### WORK TO DO
Copy out exactly the lines from the start of the data to the line containing "0.0003, 0, 0];". Include both.

### DATA PROVIDED
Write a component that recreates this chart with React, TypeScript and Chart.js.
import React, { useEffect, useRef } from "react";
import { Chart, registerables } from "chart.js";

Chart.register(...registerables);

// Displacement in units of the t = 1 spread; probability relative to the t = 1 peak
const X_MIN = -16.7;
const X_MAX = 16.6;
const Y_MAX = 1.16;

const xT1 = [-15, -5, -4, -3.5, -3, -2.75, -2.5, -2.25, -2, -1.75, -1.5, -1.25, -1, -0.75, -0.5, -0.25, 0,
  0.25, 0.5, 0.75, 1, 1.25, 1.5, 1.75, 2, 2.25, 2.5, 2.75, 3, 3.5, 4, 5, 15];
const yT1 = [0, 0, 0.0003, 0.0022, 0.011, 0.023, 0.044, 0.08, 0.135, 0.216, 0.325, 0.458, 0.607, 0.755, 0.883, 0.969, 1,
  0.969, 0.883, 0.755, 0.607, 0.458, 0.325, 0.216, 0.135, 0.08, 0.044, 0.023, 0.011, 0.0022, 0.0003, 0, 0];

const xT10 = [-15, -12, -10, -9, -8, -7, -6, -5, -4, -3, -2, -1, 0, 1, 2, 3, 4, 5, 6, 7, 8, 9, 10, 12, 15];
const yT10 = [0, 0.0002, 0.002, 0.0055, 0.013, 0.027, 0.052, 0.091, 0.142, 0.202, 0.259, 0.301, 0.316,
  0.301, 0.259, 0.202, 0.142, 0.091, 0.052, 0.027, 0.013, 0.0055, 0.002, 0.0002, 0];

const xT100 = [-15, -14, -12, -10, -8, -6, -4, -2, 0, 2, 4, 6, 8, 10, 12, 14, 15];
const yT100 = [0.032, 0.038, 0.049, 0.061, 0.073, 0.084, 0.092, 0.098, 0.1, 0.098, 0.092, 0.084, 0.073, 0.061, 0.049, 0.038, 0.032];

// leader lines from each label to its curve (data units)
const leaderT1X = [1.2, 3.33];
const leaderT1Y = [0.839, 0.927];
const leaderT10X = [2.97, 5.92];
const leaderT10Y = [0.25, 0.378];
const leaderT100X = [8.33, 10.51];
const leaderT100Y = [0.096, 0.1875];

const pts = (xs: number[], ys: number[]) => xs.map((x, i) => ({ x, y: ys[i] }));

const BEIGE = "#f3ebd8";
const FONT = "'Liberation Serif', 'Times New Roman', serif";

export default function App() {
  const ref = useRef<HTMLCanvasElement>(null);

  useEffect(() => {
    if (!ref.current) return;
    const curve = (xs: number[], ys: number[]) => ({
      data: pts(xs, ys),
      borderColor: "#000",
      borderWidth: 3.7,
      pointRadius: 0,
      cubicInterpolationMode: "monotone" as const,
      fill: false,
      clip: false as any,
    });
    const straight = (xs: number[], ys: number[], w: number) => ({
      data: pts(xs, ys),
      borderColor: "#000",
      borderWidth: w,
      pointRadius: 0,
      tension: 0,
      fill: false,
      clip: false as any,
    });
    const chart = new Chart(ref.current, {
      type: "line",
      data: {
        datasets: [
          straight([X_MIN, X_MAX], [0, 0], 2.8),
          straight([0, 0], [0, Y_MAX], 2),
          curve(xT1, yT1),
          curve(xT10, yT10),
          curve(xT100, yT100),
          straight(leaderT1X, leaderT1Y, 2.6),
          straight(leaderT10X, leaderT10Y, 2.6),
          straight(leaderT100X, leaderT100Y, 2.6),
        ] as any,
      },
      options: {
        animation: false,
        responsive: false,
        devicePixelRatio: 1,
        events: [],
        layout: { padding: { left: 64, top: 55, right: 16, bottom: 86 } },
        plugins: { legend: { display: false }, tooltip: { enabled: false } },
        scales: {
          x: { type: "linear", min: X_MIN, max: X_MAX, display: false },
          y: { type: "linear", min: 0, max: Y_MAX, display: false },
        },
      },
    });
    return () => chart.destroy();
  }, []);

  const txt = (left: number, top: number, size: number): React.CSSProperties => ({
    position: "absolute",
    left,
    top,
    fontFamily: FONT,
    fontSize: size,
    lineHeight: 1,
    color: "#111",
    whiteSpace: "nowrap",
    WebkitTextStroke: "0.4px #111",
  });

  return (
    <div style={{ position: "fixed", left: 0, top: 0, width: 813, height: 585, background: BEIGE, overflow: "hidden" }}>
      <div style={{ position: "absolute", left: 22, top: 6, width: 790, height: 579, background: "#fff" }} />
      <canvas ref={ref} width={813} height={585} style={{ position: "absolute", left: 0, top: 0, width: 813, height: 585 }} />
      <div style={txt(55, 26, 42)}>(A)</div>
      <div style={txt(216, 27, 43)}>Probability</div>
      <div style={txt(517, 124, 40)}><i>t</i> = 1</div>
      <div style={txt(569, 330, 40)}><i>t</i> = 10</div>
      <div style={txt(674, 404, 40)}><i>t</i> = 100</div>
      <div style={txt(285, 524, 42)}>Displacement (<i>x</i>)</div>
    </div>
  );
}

### SOLUTION FOR THIS EXERCISE
Write a component that recreates this chart with React, TypeScript and Chart.js.
import React, { useEffect, useRef } from "react";
import { Chart, registerables } from "chart.js";

Chart.register(...registerables);

// Displacement in units of the t = 1 spread; probability relative to the t = 1 peak
const X_MIN = -16.7;
const X_MAX = 16.6;
const Y_MAX = 1.16;

const xT1 = [-15, -5, -4, -3.5, -3, -2.75, -2.5, -2.25, -2, -1.75, -1.5, -1.25, -1, -0.75, -0.5, -0.25, 0,
  0.25, 0.5, 0.75, 1, 1.25, 1.5, 1.75, 2, 2.25, 2.5, 2.75, 3, 3.5, 4, 5, 15];
const yT1 = [0, 0, 0.0003, 0.0022, 0.011, 0.023, 0.044, 0.08, 0.135, 0.216, 0.325, 0.458, 0.607, 0.755, 0.883, 0.969, 1,
  0.969, 0.883, 0.755, 0.607, 0.458, 0.325, 0.216, 0.135, 0.08, 0.044, 0.023, 0.011, 0.0022, 0.0003, 0, 0];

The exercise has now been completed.